Spearmint and peppermint are the most common mint varieties used in cooking. They offer a sweetly clean, refreshing taste to foods. Peppermint is more often used for candies and teas while spearmint complements savory dishes like lamb, peas and other vegetables as well as fruits and chocolate. Mint is common to Middle Eastern cooking. Try snipping the leaves into fruit salads and rice pilaf or adding to a marinade for chicken. The classic mint julep is a refreshing bourbon cocktail but you might consider adding mint to punches, iced tea and milk shakes too. The fresh leaves make an attractive garnish to just about any dish.
Mint is strong and sweet with a tangy flavor and a cool after taste.
Most mints are native to Europe and Asia, although there are some which are indigenous to the America’s and Australia. Many think that the colonists introduced mint to the USA however there is evidence that Native American Indians were using a form of mint well before their arrival.

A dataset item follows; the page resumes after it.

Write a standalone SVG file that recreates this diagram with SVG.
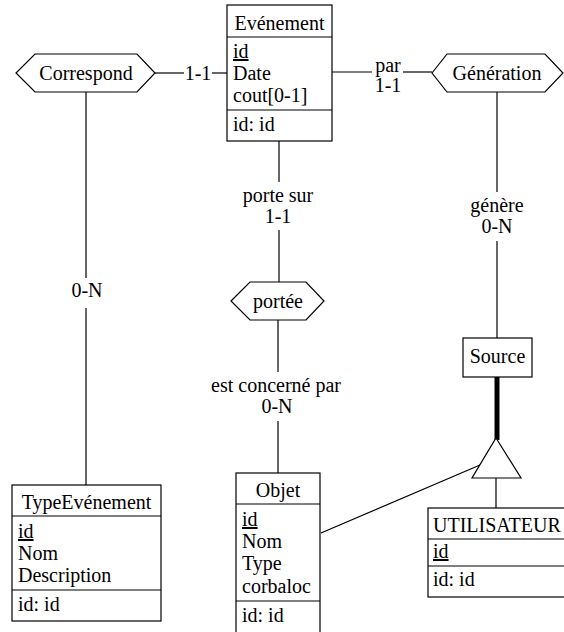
<svg xmlns="http://www.w3.org/2000/svg" width="564" height="632" viewBox="0 0 564 632" font-family="Liberation Serif, DejaVu Serif, serif" font-size="20">
<style>
  .c { text-anchor: middle; }
  .box { fill: #fff; stroke: #000; stroke-width: 1.2; }
  .sep { stroke: #000; stroke-width: 1.2; }
  .hex { fill: #fff; stroke: #000; stroke-width: 1.2; }
  .ln { stroke: #000; stroke-width: 1.2; fill: none; }
  .u { text-decoration: underline; }
</style>
<rect width="564" height="632" fill="#fff"/>

<g id="connectors">
  <line class="ln" x1="155" y1="73" x2="184" y2="73"/>
  <text x="198" y="80" class="c">1-1</text>
  <line class="ln" x1="212" y1="73" x2="227" y2="73"/>

  <line class="ln" x1="332" y1="72" x2="372" y2="72"/>
  <text x="388" y="72" class="c">par</text>
  <text x="388" y="92" class="c">1-1</text>
  <line class="ln" x1="403" y1="72" x2="432" y2="72"/>

  <line class="ln" x1="86" y1="92" x2="86" y2="278"/>
  <text x="87" y="297" class="c">0-N</text>
  <line class="ln" x1="86" y1="308" x2="86" y2="485"/>

  <line class="ln" x1="279" y1="141" x2="279" y2="182"/>
  <text x="278" y="202" class="c">porte sur</text>
  <text x="278" y="223" class="c">1-1</text>
  <line class="ln" x1="279" y1="230" x2="279" y2="282"/>

  <line class="ln" x1="497" y1="92" x2="497" y2="192"/>
  <text x="497" y="212" class="c">génère</text>
  <text x="497" y="233" class="c">0-N</text>
  <line class="ln" x1="497" y1="241" x2="497" y2="338"/>

  <line class="ln" x1="278" y1="320" x2="278" y2="372"/>
  <text x="276" y="392" class="c">est concerné par</text>
  <text x="277" y="413" class="c">0-N</text>
  <line class="ln" x1="278" y1="421" x2="278" y2="473"/>

  <line x1="497" y1="377" x2="497" y2="440" stroke="#000" stroke-width="5"/>
  <line class="ln" x1="496" y1="478" x2="496" y2="508"/>
  <line class="ln" x1="480" y1="465" x2="321" y2="533"/>
  <polygon class="hex" points="496,438 521,478 472,478"/>
</g>

<g id="Correspond">
  <polygon class="hex" points="16,73 35,54 137,54 155,73 137,92 35,92"/>
  <text x="86" y="80" class="c">Correspond</text>
</g>

<g id="Generation">
  <polygon class="hex" points="432,73 447,54 545,54 563,73 545,92 447,92"/>
  <text x="497" y="80" class="c">Génération</text>
</g>

<g id="portee">
  <polygon class="hex" points="231,301 250,282 306,282 324,301 306,320 250,320"/>
  <text x="278" y="308" class="c">portée</text>
</g>

<g id="Evenement">
  <rect class="box" x="227" y="5" width="105" height="136"/>
  <line class="sep" x1="227" y1="37" x2="332" y2="37"/>
  <line class="sep" x1="227" y1="110" x2="332" y2="110"/>
  <text x="279.5" y="30" class="c">Evénement</text>
  <text x="233" y="58" class="u">id</text>
  <text x="233" y="80">Date</text>
  <text x="233" y="102">cout[0-1]</text>
  <text x="233" y="131">id: id</text>
</g>

<g id="TypeEvenement">
  <rect class="box" x="12" y="485" width="149" height="136"/>
  <line class="sep" x1="12" y1="516" x2="161" y2="516"/>
  <line class="sep" x1="12" y1="590" x2="161" y2="590"/>
  <text x="86.5" y="509" class="c">TypeEvénement</text>
  <text x="18" y="538" class="u">id</text>
  <text x="18" y="560">Nom</text>
  <text x="18" y="582">Description</text>
  <text x="18" y="611">id: id</text>
</g>

<g id="Objet">
  <rect class="box" x="236" y="473" width="84" height="170"/>
  <line class="sep" x1="236" y1="504" x2="320" y2="504"/>
  <line class="sep" x1="236" y1="601" x2="320" y2="601"/>
  <text x="278" y="497" class="c">Objet</text>
  <text x="242" y="526" class="u">id</text>
  <text x="242" y="548">Nom</text>
  <text x="242" y="570">Type</text>
  <text x="242" y="593">corbaloc</text>
  <text x="242" y="622">id: id</text>
</g>

<g id="Source">
  <rect class="box" x="463" y="338" width="69" height="39"/>
  <text x="497.5" y="363" class="c">Source</text>
</g>

<g id="UTILISATEUR">
  <rect class="box" x="428" y="508" width="145" height="89"/>
  <line class="sep" x1="428" y1="539" x2="573" y2="539"/>
  <line class="sep" x1="428" y1="566" x2="573" y2="566"/>
  <text x="433" y="532">UTILISATEUR</text>
  <text x="433" y="558" class="u">id</text>
  <text x="433" y="586">id: id</text>
</g>
</svg>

Mint was used by the ancient Assyrians in rituals to their fire god. The ancient Hebrews scattered mint leaves on the synagogue floor so that each footstep would produce a fragrant whiff. Spearmint was used by the ancient Greeks and Romans as a flavoring herb, culinary condiment, and in perfumes and bath scents. Mint was named by the Greeks after the mythical character, Menthe. During the Middle Ages, besides culinary use, powdered mint leaves were used to whiten the teeth.